The debate became more than academic in December 2005. A mob of white Australian youths, incensed by what they saw as sexual harassment of women and violent behavior by groups of Australian Lebanese youths, gathered on a south Sydney beach and went on a rampage, beating up anyone they could find of Middle Eastern appearance. The riots left deep scars on the national psyche.

Speaking at a citizenship ceremony last Friday to mark Australia Day, Howard outlined some of what he thought were typically Australian values: democracy, the rule of law, sexual and racial equality, and a common language, English. But his words carry little comfort for people like Keysar Trad, a Lebanese immigrant and the head of the Islamic Friendship Association of Australia. "I love these values, but when he talks about them, they are little more than clichés; they tend to be exclusive," he said. "They are encouraging racism through national pride. It's a recipe for a highly polarized society."
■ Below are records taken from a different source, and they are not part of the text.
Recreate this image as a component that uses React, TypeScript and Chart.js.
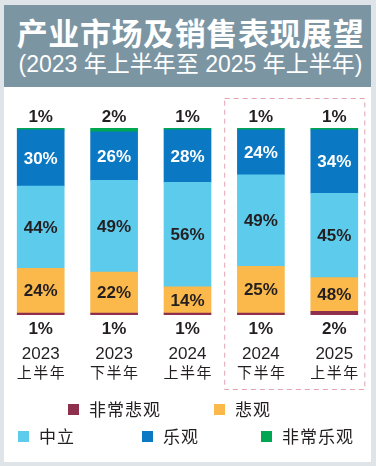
import React, { useEffect, useRef } from 'react';
import { Chart, registerables } from 'chart.js';
Chart.register(...registerables);

const years = ['2023', '2023', '2024', '2024', '2025'];
const halves = ['上半年', '下半年', '上半年', '下半年', '上半年'];
const veryPessimistic = [1, 1, 1, 1, 2];
const pessimistic = [24, 22, 14, 25, 18];
const pessimisticText = ['24%', '22%', '14%', '25%', '48%'];
const neutral = [44, 49, 56, 49, 45];
const optimistic = [30, 26, 28, 24, 34];
const veryOptimistic = [1, 2, 1, 1, 1];
const seriesNames = ['非常悲观', '悲观', '中立', '乐观', '非常乐观'];
const seriesColors = ['#8d2f4d', '#fbb84b', '#5dcbec', '#0a78c3', '#00a651'];

const DARK = '#231f20';
const NUM_FONT = '"Liberation Sans", Arial, sans-serif';
const CJK_FONT = '"Noto Sans CJK SC", sans-serif';

function drawSpaced(ctx: CanvasRenderingContext2D, text: string, x: number, y: number, pitch: number) {
  const chars = Array.from(text);
  chars.forEach((c, k) => ctx.fillText(c, x + k * pitch, y));
}

const labelPlugin = {
  id: 'customLabels',
  afterDraw(chart: any) {
    const ctx: CanvasRenderingContext2D = chart.ctx;
    const xs = chart.scales.x;
    const area = chart.chartArea;
    ctx.save();

    // dashed forecast box
    const left = (xs.getPixelForValue(2) + xs.getPixelForValue(3)) / 2;
    const right = xs.getPixelForValue(4) + 30;
    ctx.strokeStyle = '#e2a3b1';
    ctx.lineWidth = 1;
    ctx.setLineDash([5, 4]);
    ctx.strokeRect(left + 0.5, 11.5, right - left, 291);
    ctx.setLineDash([]);

    // segment labels
    ctx.textAlign = 'center';
    ctx.textBaseline = 'middle';
    chart.data.datasets.forEach((ds: any, i: number) => {
      const meta = chart.getDatasetMeta(i);
      meta.data.forEach((bar: any, j: number) => {
        const p = bar.getProps(['x', 'y', 'base'], true);
        const text = i === 1 ? pessimisticText[j] : ds.data[j] + '%';
        ctx.font = `bold 17px ${NUM_FONT}`;
        if (i === 0) {
          ctx.fillStyle = DARK;
          ctx.fillText(text, p.x, p.base + 14);
        } else if (i === 4) {
          ctx.fillStyle = DARK;
          ctx.fillText(text, p.x, p.y - 11);
        } else {
          ctx.fillStyle = i === 3 ? '#ffffff' : DARK;
          ctx.fillText(text, p.x, (p.y + p.base) / 2 + 1);
        }
      });
    });

    // category labels
    years.forEach((yr, j) => {
      const cx = xs.getPixelForValue(j);
      ctx.fillStyle = DARK;
      ctx.font = `17px ${NUM_FONT}`;
      ctx.textAlign = 'center';
      ctx.fillText(yr, cx, area.bottom + 39);
      ctx.font = `15px ${CJK_FONT}`;
      ctx.textAlign = 'left';
      drawSpaced(ctx, halves[j], cx - 24, area.bottom + 57, 16.5);
    });

    // legend
    const legendPos = [
      [64, 323], [210, 323], [14, 350], [138, 350], [257, 350],
    ];
    ctx.textAlign = 'left';
    ctx.font = `17px ${CJK_FONT}`;
    seriesNames.forEach((name, i) => {
      const [lx, ly] = legendPos[i];
      ctx.fillStyle = seriesColors[i];
      ctx.fillRect(lx, ly - 6, 11, 11);
      ctx.fillStyle = DARK;
      drawSpaced(ctx, name, lx + 21, ly, 18);
    });
    ctx.restore();
  },
};

function StackChart() {
  const ref = useRef<HTMLCanvasElement | null>(null);
  useEffect(() => {
    if (!ref.current) return;
    const values = [veryPessimistic, pessimistic, neutral, optimistic, veryOptimistic];
    const chart = new Chart(ref.current, {
      type: 'bar',
      data: {
        labels: years.map((y, i) => y + halves[i]),
        datasets: values.map((v, i) => ({
          label: seriesNames[i],
          data: v,
          backgroundColor: seriesColors[i],
          borderWidth: 0,
          barThickness: 47,
        })),
      },
      options: {
        animation: false,
        responsive: false,
        maintainAspectRatio: false,
        layout: { padding: { top: 41, bottom: 147, left: 0, right: 0 } },
        scales: {
          x: { stacked: true, display: false },
          y: { stacked: true, display: false, min: 0, max: 100 },
        },
        plugins: { legend: { display: false }, tooltip: { enabled: false } },
      },
      plugins: [labelPlugin],
    });
    return () => chart.destroy();
  }, []);
  return <canvas ref={ref} width={367} height={375} style={{ display: 'block' }} />;
}

export default function App() {
  return (
    <div
      style={{
        position: 'absolute',
        left: 0,
        top: 0,
        width: 376,
        height: 466,
        background: '#dfe4e8',
        boxSizing: 'border-box',
        paddingLeft: 4,
        paddingTop: 5,
      }}
    >
      <div
        style={{
          width: 367,
          height: 82,
          background: '#7c95a3',
          color: '#ffffff',
          textAlign: 'center',
          boxSizing: 'border-box',
          paddingLeft: 6,
        }}
      >
        <div
          style={{
            fontFamily: CJK_FONT,
            fontWeight: 700,
            fontSize: 31,
            letterSpacing: 0.6,
            lineHeight: '36px',
            paddingTop: 9,
            whiteSpace: 'nowrap',
          }}
        >
          产业市场及销售表现展望
        </div>
        <div
          style={{
            fontFamily: `"Liberation Sans", "Noto Sans CJK SC", sans-serif`,
            fontSize: 23,
            lineHeight: '28px',
            marginTop: 0,
            whiteSpace: 'nowrap',
          }}
        >
          (2023 年上半年至 2025 年上半年)
        </div>
      </div>
      <div style={{ width: 367, height: 375, background: '#ffffff' }}>
        <StackChart />
      </div>
    </div>
  );
}
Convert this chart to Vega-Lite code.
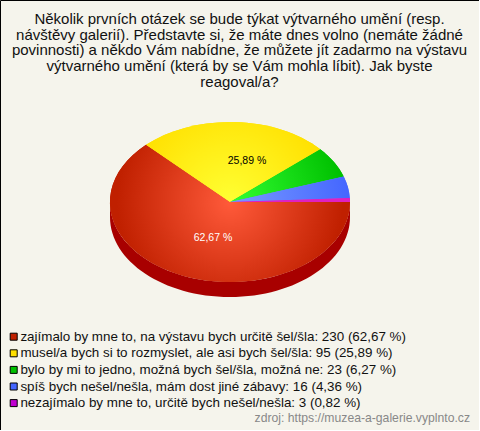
{
"$schema":"https://vega.github.io/schema/vega-lite/v6.json",
"width":479,"height":430,"padding":0,"autosize":{"type":"none"},
"background":"#f5f4ec",
"title":{"text":["Několik prvních otázek se bude týkat výtvarného umění (resp.","návštěvy galerií). Představte si, že máte dnes volno (nemáte žádné","povinnosti) a někdo Vám nabídne, že můžete jít zadarmo na výstavu","výtvarného umění (která by se Vám mohla líbit). Jak byste","reagoval/a?"],
"font":"Liberation Sans","fontSize":15,"fontWeight":"normal","color":"#111111","lineHeight":15.8,"anchor":"middle","frame":"group","baseline":"top","offset":-90},
"config":{"view":{"stroke":"#000000","strokeWidth":1,"fill":"#f5f4ec"}},
"data":{"values":[
{"answer":"zajímalo by mne to, na výstavu bych určitě šel/šla","count":230,"share":"62,67 %","label":"zajímalo by mne to, na výstavu bych určitě šel/šla: 230 (62,67 %)"},
{"answer":"musel/a bych si to rozmyslet, ale asi bych šel/šla","count":95,"share":"25,89 %","label":"musel/a bych si to rozmyslet, ale asi bych šel/šla: 95 (25,89 %)"},
{"answer":"bylo by mi to jedno, možná bych šel/šla, možná ne","count":23,"share":"6,27 %","label":"bylo by mi to jedno, možná bych šel/šla, možná ne: 23 (6,27 %)"},
{"answer":"spíš bych nešel/nešla, mám dost jiné zábavy","count":16,"share":"4,36 %","label":"spíš bych nešel/nešla, mám dost jiné zábavy: 16 (4,36 %)"},
{"answer":"nezajímalo by mne to, určitě bych nešel/nešla","count":3,"share":"0,82 %","label":"nezajímalo by mne to, určitě bych nešel/nešla: 3 (0,82 %)"}
]},
"encoding":{
"x":{"datum":0,"type":"quantitative","axis":null,"scale":{"domain":[-230,249],"nice":false,"zero":false}},
"y":{"datum":0,"type":"quantitative","axis":null,"scale":{"domain":[-228,202],"nice":false,"zero":false}}
},
"layer":[
{"transform":[{"filter":"datum.count===230"}],
 "mark":{"type":"point","filled":true,"opacity":1,"size":57600,"color":"#a80000","shape":"M-1,0 L-1,.125 A1,.6667 0 0 0 1,.125 L1,0 A1,.6667 0 0 1 -1,0 Z"}},
{"mark":{"type":"point","filled":true,"opacity":1,"size":57600},
 "encoding":{
  "shape":{"field":"label","type":"nominal","sort":null,"legend":null,"scale":{"range":[
    "M0,0 L-.69996,-.47612 A1,.6667 0 1 0 1,0 Z",
    "M0,0 L.75216,-.43931 A1,.6667 0 0 0 -.69996,-.47612 Z",
    "M0,0 L.94749,-.21319 A1,.6667 0 0 0 .75216,-.43931 Z",
    "M0,0 L.99867,-.03431 A1,.6667 0 0 0 .94749,-.21319 Z",
    "M0,0 L1,0 A1,.6667 0 0 0 .99867,-.03431 Z"]}},
  "color":{"field":"label","type":"nominal","sort":null,
    "scale":{"range":["#c02000","#ffe000","#00c000","#4466ff","#c000d0"]},
    "legend":{"title":null,"orient":"none","legendX":7,"legendY":330,"symbolType":"square","symbolSize":49,"symbolStrokeColor":"#000000","symbolStrokeWidth":1,"symbolOpacity":1,"labelFont":"Liberation Sans","labelFontSize":13.4,"labelColor":"#111111","labelLimit":470,"rowPadding":1.6,"labelOffset":0,"symbolFillColor":null}}
 }},
{"mark":{"type":"point","filled":true,"opacity":1,"size":57600},
 "encoding":{
  "shape":{"field":"label","type":"nominal","sort":null,"legend":null},
  "color":{"condition":[
    {"test":"datum.count===230","value":{"gradient":"radial","x1":0.5,"y1":0.4525,"r1":0,"x2":0.5,"y2":0.4525,"r2":0.47,"stops":[{"offset":0,"color":"#ff5a3a"},{"offset":1,"color":"#c02000"}]}},
    {"test":"datum.count===95","value":{"gradient":"radial","x1":0.482,"y1":0.729,"r1":0,"x2":0.482,"y2":0.729,"r2":0.6,"stops":[{"offset":0,"color":"#ffff33"},{"offset":1,"color":"#ffe000"}]}},
    {"test":"datum.count===23","value":{"gradient":"radial","x1":0,"y1":0.732,"r1":0,"x2":0,"y2":0.732,"r2":1,"stops":[{"offset":0,"color":"#33ff33"},{"offset":1,"color":"#00c000"}]}},
    {"test":"datum.count===16","value":{"gradient":"radial","x1":0,"y1":0.6066,"r1":0,"x2":0,"y2":0.6066,"r2":1,"stops":[{"offset":0,"color":"#7a9aff"},{"offset":1,"color":"#4466ff"}]}}
  ],"value":"#e020c0"}
 }},
{"transform":[{"filter":"datum.count===230"}],
 "mark":{"type":"text","font":"Liberation Sans","fontSize":10.5,"color":"#ffffff"},
 "encoding":{"text":{"field":"share"},"x":{"datum":-17},"y":{"datum":-36}}},
{"transform":[{"filter":"datum.count===95"}],
 "mark":{"type":"text","font":"Liberation Sans","fontSize":10.5,"color":"#000000"},
 "encoding":{"text":{"field":"share"},"x":{"datum":17},"y":{"datum":41}}},
{"data":{"values":[{"source":"zdroj: https://muzea-a-galerie.vyplnto.cz"}]},
 "mark":{"type":"text","font":"Liberation Sans","fontSize":12.2,"color":"#888888","align":"right"},
 "encoding":{"text":{"field":"source"},"x":{"datum":240},"y":{"datum":-216}}}
]
}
Many immigrants like Trad complain that the Australian flag and Australian nationalism have been hijacked by white Australians of European extraction: "There's an attitude that if you are not white, you are somehow less equal," he said. Howard has added to the suspicion that some cultures are less equal than others. If multiculturalism "means that we're going to encourage people to maintain their differences and that basically we have an attitude that, well, all cultures are equal, all cultures are the same, then I don't think people feel comfortable with that," he said in a radio interview last year.

"You can't have a nation with a federation of cultures. You can have a nation where a whole variety of cultures constantly influence and mold and change and blend in with the mainstream," he continued, adding, "The core culture of this nation is very clear; we are an outshoot of Western civilization." "The situation is definitely getting worse," Trad said. "The attitude now is much more tolerant of racism."